● **Do this**
Omit all pictures, then retype the data exactly as given.

● **Dataset excerpt**
————
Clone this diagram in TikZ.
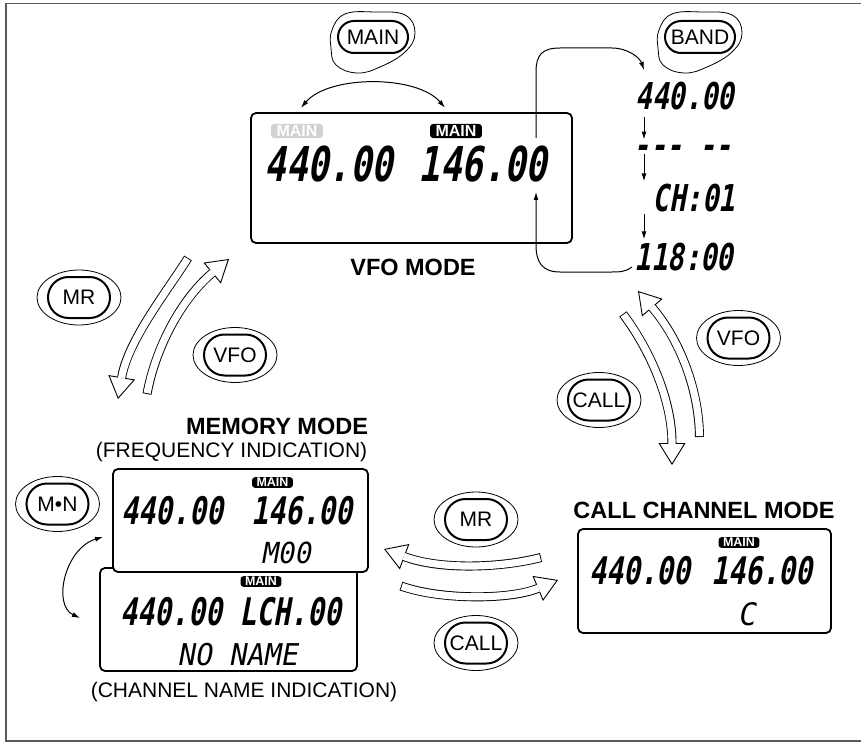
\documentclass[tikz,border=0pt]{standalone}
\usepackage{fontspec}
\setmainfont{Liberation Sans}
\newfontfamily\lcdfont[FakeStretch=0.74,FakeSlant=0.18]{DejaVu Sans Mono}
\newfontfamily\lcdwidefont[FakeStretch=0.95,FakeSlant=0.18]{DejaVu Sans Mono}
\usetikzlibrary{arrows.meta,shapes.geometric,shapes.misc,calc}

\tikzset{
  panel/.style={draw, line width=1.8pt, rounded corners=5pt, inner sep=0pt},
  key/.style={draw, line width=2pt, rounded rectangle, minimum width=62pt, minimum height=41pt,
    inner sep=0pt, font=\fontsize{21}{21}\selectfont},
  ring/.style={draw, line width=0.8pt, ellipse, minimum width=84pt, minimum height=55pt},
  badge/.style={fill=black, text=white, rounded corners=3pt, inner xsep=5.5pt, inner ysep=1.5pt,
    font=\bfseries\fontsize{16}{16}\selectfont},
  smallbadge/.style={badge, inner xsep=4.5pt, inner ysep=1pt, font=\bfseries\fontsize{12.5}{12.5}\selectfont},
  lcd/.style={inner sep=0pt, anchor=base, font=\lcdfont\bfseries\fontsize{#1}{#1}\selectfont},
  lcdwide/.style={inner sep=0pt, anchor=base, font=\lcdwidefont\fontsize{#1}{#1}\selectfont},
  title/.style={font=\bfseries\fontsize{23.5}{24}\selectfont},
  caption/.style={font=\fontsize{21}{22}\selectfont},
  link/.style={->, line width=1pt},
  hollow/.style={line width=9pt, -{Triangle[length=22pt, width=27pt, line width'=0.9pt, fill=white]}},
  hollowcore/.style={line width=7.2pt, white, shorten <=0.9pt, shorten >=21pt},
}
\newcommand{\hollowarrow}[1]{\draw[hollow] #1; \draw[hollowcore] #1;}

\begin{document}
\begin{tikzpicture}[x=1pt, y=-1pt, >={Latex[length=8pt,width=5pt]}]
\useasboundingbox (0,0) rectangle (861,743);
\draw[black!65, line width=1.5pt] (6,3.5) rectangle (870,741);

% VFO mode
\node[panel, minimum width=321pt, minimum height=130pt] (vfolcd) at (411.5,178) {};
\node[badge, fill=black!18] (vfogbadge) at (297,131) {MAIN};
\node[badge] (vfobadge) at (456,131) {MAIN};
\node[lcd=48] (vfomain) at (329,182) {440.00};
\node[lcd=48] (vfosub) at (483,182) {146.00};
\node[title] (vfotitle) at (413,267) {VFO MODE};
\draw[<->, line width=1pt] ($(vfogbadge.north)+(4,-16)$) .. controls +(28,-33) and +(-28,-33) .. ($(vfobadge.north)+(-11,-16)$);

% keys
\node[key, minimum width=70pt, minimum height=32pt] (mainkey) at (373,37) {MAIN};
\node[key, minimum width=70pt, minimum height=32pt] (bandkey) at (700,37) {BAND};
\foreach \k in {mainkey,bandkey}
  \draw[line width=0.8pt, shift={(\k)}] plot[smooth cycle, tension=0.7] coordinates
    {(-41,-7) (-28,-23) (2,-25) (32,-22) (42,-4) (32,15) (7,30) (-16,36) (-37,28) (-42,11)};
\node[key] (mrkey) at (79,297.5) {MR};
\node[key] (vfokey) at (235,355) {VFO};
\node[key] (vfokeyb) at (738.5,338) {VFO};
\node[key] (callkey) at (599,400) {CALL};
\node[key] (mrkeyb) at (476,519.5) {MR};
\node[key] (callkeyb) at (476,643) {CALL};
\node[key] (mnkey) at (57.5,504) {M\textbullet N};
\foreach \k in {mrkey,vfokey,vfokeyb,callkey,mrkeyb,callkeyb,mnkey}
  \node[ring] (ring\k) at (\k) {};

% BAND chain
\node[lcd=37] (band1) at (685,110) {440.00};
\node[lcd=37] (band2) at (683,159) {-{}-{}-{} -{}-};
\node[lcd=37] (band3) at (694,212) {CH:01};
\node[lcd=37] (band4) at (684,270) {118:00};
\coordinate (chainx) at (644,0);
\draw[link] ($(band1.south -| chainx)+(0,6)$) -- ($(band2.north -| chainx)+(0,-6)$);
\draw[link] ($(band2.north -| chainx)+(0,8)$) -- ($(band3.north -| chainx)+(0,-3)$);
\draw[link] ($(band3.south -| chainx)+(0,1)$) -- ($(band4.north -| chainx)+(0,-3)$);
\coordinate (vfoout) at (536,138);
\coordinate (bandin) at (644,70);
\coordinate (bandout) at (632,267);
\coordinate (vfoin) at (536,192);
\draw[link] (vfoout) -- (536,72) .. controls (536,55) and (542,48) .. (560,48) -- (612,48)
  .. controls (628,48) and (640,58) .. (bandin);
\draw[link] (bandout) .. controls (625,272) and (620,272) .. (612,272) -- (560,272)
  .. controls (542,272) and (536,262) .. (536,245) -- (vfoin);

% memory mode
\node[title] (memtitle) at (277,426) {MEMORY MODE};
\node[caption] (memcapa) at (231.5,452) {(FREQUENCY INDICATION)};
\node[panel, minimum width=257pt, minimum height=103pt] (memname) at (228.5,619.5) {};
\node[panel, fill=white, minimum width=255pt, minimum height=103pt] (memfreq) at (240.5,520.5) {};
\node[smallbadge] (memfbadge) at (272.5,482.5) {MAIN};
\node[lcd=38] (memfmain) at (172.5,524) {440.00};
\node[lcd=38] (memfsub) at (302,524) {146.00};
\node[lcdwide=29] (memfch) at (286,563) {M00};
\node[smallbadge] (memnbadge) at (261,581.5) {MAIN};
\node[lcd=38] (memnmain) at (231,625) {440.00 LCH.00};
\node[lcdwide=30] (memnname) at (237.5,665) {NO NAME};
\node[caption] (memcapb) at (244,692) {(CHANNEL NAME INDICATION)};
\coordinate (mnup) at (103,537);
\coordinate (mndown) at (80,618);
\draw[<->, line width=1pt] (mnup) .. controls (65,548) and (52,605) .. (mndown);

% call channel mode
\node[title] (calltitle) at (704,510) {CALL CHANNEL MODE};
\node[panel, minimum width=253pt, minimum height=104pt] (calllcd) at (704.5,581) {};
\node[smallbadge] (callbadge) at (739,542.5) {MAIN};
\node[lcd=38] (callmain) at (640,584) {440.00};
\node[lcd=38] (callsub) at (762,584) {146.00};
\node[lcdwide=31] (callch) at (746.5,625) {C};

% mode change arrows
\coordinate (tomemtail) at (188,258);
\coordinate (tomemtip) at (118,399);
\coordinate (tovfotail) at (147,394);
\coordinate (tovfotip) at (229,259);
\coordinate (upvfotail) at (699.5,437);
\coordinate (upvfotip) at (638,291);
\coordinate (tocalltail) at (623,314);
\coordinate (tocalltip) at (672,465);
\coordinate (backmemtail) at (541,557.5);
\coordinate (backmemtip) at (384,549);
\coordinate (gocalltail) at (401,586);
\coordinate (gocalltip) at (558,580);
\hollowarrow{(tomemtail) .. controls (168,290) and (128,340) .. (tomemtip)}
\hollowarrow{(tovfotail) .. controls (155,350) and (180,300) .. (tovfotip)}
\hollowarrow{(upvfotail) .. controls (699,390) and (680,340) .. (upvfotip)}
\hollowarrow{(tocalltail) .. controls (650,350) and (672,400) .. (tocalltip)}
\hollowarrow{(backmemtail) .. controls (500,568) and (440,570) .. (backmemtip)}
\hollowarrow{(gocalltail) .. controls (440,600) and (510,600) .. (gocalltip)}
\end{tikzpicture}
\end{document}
————
● **Exercise response**
Clone this diagram in TikZ.
\documentclass[tikz,border=0pt]{standalone}
\usepackage{fontspec}
\setmainfont{Liberation Sans}
\newfontfamily\lcdfont[FakeStretch=0.74,FakeSlant=0.18]{DejaVu Sans Mono}
\newfontfamily\lcdwidefont[FakeStretch=0.95,FakeSlant=0.18]{DejaVu Sans Mono}
\usetikzlibrary{arrows.meta,shapes.geometric,shapes.misc,calc}

\tikzset{
  panel/.style={draw, line width=1.8pt, rounded corners=5pt, inner sep=0pt},
  key/.style={draw, line width=2pt, rounded rectangle, minimum width=62pt, minimum height=41pt,
    inner sep=0pt, font=\fontsize{21}{21}\selectfont},
  ring/.style={draw, line width=0.8pt, ellipse, minimum width=84pt, minimum height=55pt},
  badge/.style={fill=black, text=white, rounded corners=3pt, inner xsep=5.5pt, inner ysep=1.5pt,
    font=\bfseries\fontsize{16}{16}\selectfont},
  smallbadge/.style={badge, inner xsep=4.5pt, inner ysep=1pt, font=\bfseries\fontsize{12.5}{12.5}\selectfont},
  lcd/.style={inner sep=0pt, anchor=base, font=\lcdfont\bfseries\fontsize{#1}{#1}\selectfont},
  lcdwide/.style={inner sep=0pt, anchor=base, font=\lcdwidefont\fontsize{#1}{#1}\selectfont},
  title/.style={font=\bfseries\fontsize{23.5}{24}\selectfont},
  caption/.style={font=\fontsize{21}{22}\selectfont},
  link/.style={->, line width=1pt},
  hollow/.style={line width=9pt, -{Triangle[length=22pt, width=27pt, line width'=0.9pt, fill=white]}},
  hollowcore/.style={line width=7.2pt, white, shorten <=0.9pt, shorten >=21pt},
}
\newcommand{\hollowarrow}[1]{\draw[hollow] #1; \draw[hollowcore] #1;}

\begin{document}
\begin{tikzpicture}[x=1pt, y=-1pt, >={Latex[length=8pt,width=5pt]}]
\useasboundingbox (0,0) rectangle (861,743);
\draw[black!65, line width=1.5pt] (6,3.5) rectangle (870,741);

% VFO mode
\node[panel, minimum width=321pt, minimum height=130pt] (vfolcd) at (411.5,178) {};
\node[badge, fill=black!18] (vfogbadge) at (297,131) {MAIN};
\node[badge] (vfobadge) at (456,131) {MAIN};
\node[lcd=48] (vfomain) at (329,182) {440.00};
\node[lcd=48] (vfosub) at (483,182) {146.00};
\node[title] (vfotitle) at (413,267) {VFO MODE};
\draw[<->, line width=1pt] ($(vfogbadge.north)+(4,-16)$) .. controls +(28,-33) and +(-28,-33) .. ($(vfobadge.north)+(-11,-16)$);

% keys
\node[key, minimum width=70pt, minimum height=32pt] (mainkey) at (373,37) {MAIN};
\node[key, minimum width=70pt, minimum height=32pt] (bandkey) at (700,37) {BAND};
\foreach \k in {mainkey,bandkey}
  \draw[line width=0.8pt, shift={(\k)}] plot[smooth cycle, tension=0.7] coordinates
    {(-41,-7) (-28,-23) (2,-25) (32,-22) (42,-4) (32,15) (7,30) (-16,36) (-37,28) (-42,11)};
\node[key] (mrkey) at (79,297.5) {MR};
\node[key] (vfokey) at (235,355) {VFO};
\node[key] (vfokeyb) at (738.5,338) {VFO};
\node[key] (callkey) at (599,400) {CALL};
\node[key] (mrkeyb) at (476,519.5) {MR};
\node[key] (callkeyb) at (476,643) {CALL};
\node[key] (mnkey) at (57.5,504) {M\textbullet N};
\foreach \k in {mrkey,vfokey,vfokeyb,callkey,mrkeyb,callkeyb,mnkey}
  \node[ring] (ring\k) at (\k) {};

% BAND chain
\node[lcd=37] (band1) at (685,110) {440.00};
\node[lcd=37] (band2) at (683,159) {-{}-{}-{} -{}-};
\node[lcd=37] (band3) at (694,212) {CH:01};
\node[lcd=37] (band4) at (684,270) {118:00};
\coordinate (chainx) at (644,0);
\draw[link] ($(band1.south -| chainx)+(0,6)$) -- ($(band2.north -| chainx)+(0,-6)$);
\draw[link] ($(band2.north -| chainx)+(0,8)$) -- ($(band3.north -| chainx)+(0,-3)$);
\draw[link] ($(band3.south -| chainx)+(0,1)$) -- ($(band4.north -| chainx)+(0,-3)$);
\coordinate (vfoout) at (536,138);
\coordinate (bandin) at (644,70);
\coordinate (bandout) at (632,267);
\coordinate (vfoin) at (536,192);
\draw[link] (vfoout) -- (536,72) .. controls (536,55) and (542,48) .. (560,48) -- (612,48)
  .. controls (628,48) and (640,58) .. (bandin);
\draw[link] (bandout) .. controls (625,272) and (620,272) .. (612,272) -- (560,272)
  .. controls (542,272) and (536,262) .. (536,245) -- (vfoin);

% memory mode
\node[title] (memtitle) at (277,426) {MEMORY MODE};
\node[caption] (memcapa) at (231.5,452) {(FREQUENCY INDICATION)};
\node[panel, minimum width=257pt, minimum height=103pt] (memname) at (228.5,619.5) {};
\node[panel, fill=white, minimum width=255pt, minimum height=103pt] (memfreq) at (240.5,520.5) {};
\node[smallbadge] (memfbadge) at (272.5,482.5) {MAIN};
\node[lcd=38] (memfmain) at (172.5,524) {440.00};
\node[lcd=38] (memfsub) at (302,524) {146.00};
\node[lcdwide=29] (memfch) at (286,563) {M00};
\node[smallbadge] (memnbadge) at (261,581.5) {MAIN};
\node[lcd=38] (memnmain) at (231,625) {440.00 LCH.00};
\node[lcdwide=30] (memnname) at (237.5,665) {NO NAME};
\node[caption] (memcapb) at (244,692) {(CHANNEL NAME INDICATION)};
\coordinate (mnup) at (103,537);
\coordinate (mndown) at (80,618);
\draw[<->, line width=1pt] (mnup) .. controls (65,548) and (52,605) .. (mndown);

% call channel mode
\node[title] (calltitle) at (704,510) {CALL CHANNEL MODE};
\node[panel, minimum width=253pt, minimum height=104pt] (calllcd) at (704.5,581) {};
\node[smallbadge] (callbadge) at (739,542.5) {MAIN};
\node[lcd=38] (callmain) at (640,584) {440.00};
\node[lcd=38] (callsub) at (762,584) {146.00};
\node[lcdwide=31] (callch) at (746.5,625) {C};

% mode change arrows
\coordinate (tomemtail) at (188,258);
\coordinate (tomemtip) at (118,399);
\coordinate (tovfotail) at (147,394);
\coordinate (tovfotip) at (229,259);
\coordinate (upvfotail) at (699.5,437);
\coordinate (upvfotip) at (638,291);
\coordinate (tocalltail) at (623,314);
\coordinate (tocalltip) at (672,465);
\coordinate (backmemtail) at (541,557.5);
\coordinate (backmemtip) at (384,549);
\coordinate (gocalltail) at (401,586);
\coordinate (gocalltip) at (558,580);
\hollowarrow{(tomemtail) .. controls (168,290) and (128,340) .. (tomemtip)}
\hollowarrow{(tovfotail) .. controls (155,350) and (180,300) .. (tovfotip)}
\hollowarrow{(upvfotail) .. controls (699,390) and (680,340) .. (upvfotip)}
\hollowarrow{(tocalltail) .. controls (650,350) and (672,400) .. (tocalltip)}
\hollowarrow{(backmemtail) .. controls (500,568) and (440,570) .. (backmemtip)}
\hollowarrow{(gocalltail) .. controls (440,600) and (510,600) .. (gocalltip)}
\end{tikzpicture}
\end{document}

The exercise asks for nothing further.